The older one will not vote whereas the younger one is definitely voting for Kerry.
The youth vote will go strong and early for Kerry and this element is what all the major polls will miss.
This effect will become known as the “Cell-Phone Effect” but is really the “Clinton Youth Effect”.
I think la is correct in that the best idea at this juncture is to do the unthinkable- ignore the polls b/c they aren’t going to help one bit. Over on Daily Kos you have people fretting over every little shift inthe polls- ie, Kerry was up by 2 last week, and down by 1 this week, and vice versa, and they look at the negative one as gospel. I think as I have said in other places on here this all feels like a Rorshach’s test to me- people are seeing what they want to see.

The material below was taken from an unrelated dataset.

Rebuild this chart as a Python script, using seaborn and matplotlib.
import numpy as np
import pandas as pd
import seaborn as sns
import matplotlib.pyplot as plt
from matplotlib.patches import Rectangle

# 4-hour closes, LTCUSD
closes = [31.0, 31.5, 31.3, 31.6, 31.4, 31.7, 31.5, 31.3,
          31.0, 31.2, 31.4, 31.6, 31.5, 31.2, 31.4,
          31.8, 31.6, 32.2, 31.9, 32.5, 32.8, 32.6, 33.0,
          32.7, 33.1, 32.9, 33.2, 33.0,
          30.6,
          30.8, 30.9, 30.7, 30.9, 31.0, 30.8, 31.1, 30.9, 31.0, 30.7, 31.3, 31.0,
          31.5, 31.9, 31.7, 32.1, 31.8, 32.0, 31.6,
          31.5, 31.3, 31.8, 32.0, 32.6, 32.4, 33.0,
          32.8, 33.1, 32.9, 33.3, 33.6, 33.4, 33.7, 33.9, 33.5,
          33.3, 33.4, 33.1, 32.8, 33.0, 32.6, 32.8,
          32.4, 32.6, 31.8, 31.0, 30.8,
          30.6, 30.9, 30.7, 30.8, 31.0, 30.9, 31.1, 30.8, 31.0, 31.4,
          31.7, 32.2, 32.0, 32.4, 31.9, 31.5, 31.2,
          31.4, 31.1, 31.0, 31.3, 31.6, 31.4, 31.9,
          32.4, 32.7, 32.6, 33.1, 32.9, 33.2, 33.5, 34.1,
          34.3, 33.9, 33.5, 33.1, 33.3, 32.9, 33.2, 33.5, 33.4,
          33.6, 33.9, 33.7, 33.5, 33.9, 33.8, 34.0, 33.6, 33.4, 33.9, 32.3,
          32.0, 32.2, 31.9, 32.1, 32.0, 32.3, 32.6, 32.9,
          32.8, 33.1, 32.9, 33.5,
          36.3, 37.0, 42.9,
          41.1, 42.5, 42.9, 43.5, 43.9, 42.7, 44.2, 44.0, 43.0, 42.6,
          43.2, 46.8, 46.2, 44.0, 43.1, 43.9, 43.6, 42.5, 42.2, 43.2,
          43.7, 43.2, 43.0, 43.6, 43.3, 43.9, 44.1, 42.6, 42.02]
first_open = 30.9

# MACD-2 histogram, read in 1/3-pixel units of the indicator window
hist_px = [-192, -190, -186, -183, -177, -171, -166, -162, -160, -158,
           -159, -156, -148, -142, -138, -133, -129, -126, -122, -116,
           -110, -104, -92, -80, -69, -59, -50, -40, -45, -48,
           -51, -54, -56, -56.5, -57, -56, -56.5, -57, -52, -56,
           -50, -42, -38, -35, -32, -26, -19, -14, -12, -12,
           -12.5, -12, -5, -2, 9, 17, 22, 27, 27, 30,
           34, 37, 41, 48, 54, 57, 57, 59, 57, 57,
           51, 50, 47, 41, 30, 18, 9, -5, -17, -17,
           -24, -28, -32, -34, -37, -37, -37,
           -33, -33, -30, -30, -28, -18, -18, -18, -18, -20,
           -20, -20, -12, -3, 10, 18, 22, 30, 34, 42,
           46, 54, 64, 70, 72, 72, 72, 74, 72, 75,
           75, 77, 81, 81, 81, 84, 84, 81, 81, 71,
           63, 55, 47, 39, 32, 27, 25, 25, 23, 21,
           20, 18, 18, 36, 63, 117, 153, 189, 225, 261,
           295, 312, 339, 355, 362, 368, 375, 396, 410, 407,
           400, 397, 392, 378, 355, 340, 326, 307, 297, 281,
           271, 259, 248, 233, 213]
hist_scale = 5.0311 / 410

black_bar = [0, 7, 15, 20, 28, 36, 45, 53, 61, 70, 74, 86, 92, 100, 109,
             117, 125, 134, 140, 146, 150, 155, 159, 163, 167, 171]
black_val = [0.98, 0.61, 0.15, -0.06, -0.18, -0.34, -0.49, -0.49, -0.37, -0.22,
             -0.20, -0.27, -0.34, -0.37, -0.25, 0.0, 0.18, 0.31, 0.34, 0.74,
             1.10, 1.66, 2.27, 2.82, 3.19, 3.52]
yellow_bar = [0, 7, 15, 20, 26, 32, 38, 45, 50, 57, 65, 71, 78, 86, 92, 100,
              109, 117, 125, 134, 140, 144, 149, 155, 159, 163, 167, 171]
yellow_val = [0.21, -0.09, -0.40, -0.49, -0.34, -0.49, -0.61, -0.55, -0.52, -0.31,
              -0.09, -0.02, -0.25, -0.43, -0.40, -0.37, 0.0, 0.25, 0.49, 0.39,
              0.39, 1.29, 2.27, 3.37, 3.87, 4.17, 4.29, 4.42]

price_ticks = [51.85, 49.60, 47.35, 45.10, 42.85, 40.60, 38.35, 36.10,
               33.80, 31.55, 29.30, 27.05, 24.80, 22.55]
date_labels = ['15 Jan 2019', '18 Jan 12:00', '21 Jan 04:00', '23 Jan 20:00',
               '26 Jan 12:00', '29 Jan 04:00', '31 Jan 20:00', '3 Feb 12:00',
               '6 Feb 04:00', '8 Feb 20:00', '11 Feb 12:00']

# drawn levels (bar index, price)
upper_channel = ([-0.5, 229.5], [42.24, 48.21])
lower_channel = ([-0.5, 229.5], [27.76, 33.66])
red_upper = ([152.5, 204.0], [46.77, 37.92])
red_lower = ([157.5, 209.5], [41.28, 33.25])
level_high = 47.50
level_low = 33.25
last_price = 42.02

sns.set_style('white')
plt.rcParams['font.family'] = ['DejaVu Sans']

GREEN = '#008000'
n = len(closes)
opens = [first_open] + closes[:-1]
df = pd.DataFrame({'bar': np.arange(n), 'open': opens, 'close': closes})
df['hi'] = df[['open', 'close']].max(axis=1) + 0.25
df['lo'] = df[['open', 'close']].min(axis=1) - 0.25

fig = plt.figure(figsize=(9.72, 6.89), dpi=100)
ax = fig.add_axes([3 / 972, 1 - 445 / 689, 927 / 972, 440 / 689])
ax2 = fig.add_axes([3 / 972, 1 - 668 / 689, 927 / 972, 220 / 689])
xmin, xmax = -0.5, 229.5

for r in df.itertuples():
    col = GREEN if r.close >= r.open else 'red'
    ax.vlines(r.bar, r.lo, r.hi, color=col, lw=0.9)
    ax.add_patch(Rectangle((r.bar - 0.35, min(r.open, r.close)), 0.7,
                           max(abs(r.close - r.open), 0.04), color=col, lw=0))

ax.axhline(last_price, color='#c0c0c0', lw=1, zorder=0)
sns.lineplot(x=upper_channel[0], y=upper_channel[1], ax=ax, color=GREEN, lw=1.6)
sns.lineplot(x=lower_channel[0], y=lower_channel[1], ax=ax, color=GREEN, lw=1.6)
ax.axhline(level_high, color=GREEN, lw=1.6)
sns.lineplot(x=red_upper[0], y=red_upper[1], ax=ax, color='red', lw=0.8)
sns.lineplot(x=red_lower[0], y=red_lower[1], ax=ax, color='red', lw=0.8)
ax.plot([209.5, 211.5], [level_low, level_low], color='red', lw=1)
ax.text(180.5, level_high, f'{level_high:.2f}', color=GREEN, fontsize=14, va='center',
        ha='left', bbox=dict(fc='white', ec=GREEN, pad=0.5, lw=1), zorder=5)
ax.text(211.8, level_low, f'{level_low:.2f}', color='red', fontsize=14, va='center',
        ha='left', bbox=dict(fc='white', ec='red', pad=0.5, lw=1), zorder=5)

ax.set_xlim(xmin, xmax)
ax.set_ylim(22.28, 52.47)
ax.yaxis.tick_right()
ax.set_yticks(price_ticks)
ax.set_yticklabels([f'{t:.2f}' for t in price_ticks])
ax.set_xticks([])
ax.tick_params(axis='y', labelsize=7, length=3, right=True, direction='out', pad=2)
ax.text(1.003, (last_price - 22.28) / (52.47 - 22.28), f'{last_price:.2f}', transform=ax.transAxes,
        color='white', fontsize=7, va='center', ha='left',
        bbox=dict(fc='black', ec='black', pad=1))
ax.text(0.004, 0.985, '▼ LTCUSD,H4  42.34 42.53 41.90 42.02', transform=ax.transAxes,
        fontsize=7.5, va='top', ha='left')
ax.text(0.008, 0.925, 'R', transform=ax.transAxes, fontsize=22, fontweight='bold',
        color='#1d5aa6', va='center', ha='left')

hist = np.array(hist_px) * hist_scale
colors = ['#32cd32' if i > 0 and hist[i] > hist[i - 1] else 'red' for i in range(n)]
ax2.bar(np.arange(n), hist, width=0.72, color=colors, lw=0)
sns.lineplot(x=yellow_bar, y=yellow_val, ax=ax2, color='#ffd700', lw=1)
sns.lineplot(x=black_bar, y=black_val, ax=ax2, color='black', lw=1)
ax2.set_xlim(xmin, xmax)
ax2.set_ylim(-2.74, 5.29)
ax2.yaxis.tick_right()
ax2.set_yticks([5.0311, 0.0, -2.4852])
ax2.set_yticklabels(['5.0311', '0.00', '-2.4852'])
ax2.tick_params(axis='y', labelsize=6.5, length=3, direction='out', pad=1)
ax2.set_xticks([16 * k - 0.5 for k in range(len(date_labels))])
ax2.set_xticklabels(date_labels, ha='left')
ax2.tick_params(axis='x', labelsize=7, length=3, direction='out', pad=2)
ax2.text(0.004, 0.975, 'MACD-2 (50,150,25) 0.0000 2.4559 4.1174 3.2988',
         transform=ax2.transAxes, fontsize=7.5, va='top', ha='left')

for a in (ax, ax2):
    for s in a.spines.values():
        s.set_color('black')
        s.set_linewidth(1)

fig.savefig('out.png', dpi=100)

Right now I spy a tie of around 47 to 48 percent so what does that mean? The same as always and I will say it like a broken record convince everyone, their mama and grandmama to volunteer, to phonebank and drive up the GOTV.
How much did the late DUI revelation factor into the Gore last minute surge and variance from the polls? Rove estimated 1 million votes.
To what extent was Gore’s improvement over the last polls due to DUI and to what extent was it turnout or polling erro?
I read the description of the methodology on the Fairleigh Dickinson University poll (the one that now shows Kerry only 2 points ahead in New Jersey). There was no mention of any weighting procedure. If they don’t weight, it means that Kerry is almost certainly much stronger than the numbers indicate.
I agree that Zogby’s state polls are pretty suspect.(as other pollsters).
His national polls for the presidential race were dead on in 2000 and 1996. I think tthats why we all give his polls so much weight. I’m not all that concerned about the fact kerry is down 4 in the zogby poll now, these jumps happen, i fully suspect that in a few days the polls may show kerry up by 3 or 4.
That was a nice run-down of the wacko poll results from 2000 — I wasn’t aware of those (or I forgot in the horror of what subsequently happened). I am left wondering, however, if there were also poll results that showed Gore with healthy leads in states that he actually lost. Can you give us examples?
The reason I ask is that one conclusion that can be drawn from your interesting post (aside from: don’t believe every poll result) is that the 2000 polling results were uniformily skewed against Gore. Was that the case?
An excellent cautionary message. I am still a little fixated on these recent Zogby numbers, and I certainly accept your explanation for them. But my recollection is that he has pretty consistently shown the race a lot closer than many of the other polls have–for instance, the ABC/Post Poll (and certainly the Newsweek and Time polls right after the GOP convention). So I am puzzled that now, after the debates, when intuitively you would think Kerry had strengthened his position vis a vis, that suddenly Bush seems to have pulled into a fairly good lead. And on top of that, we have ABC/Post now showing the race just about dead even. So I guess my question would be: why has Zogby suddenly seem to have veered off the road?
Ruy raises a good point, which is that everyone is saying Zogby’s the best because of the way he called the last election. In fact there is plenty of evidence to indicate that Zogby polls are highly fallible. I think one of his recent polls had undecides at 25%, which is way over what every other poll is telling us. He also has Bush and Kerry essentially tied among young singles, undecides, you get the idea. I just think the best approach is to go with the average of all the polls, excluding outliers, and then add 1-2 points for the suspected Kerry undercount.
maybe we should get rid of polling on elections. they seem to be being used to try to exercise undue influence on the system.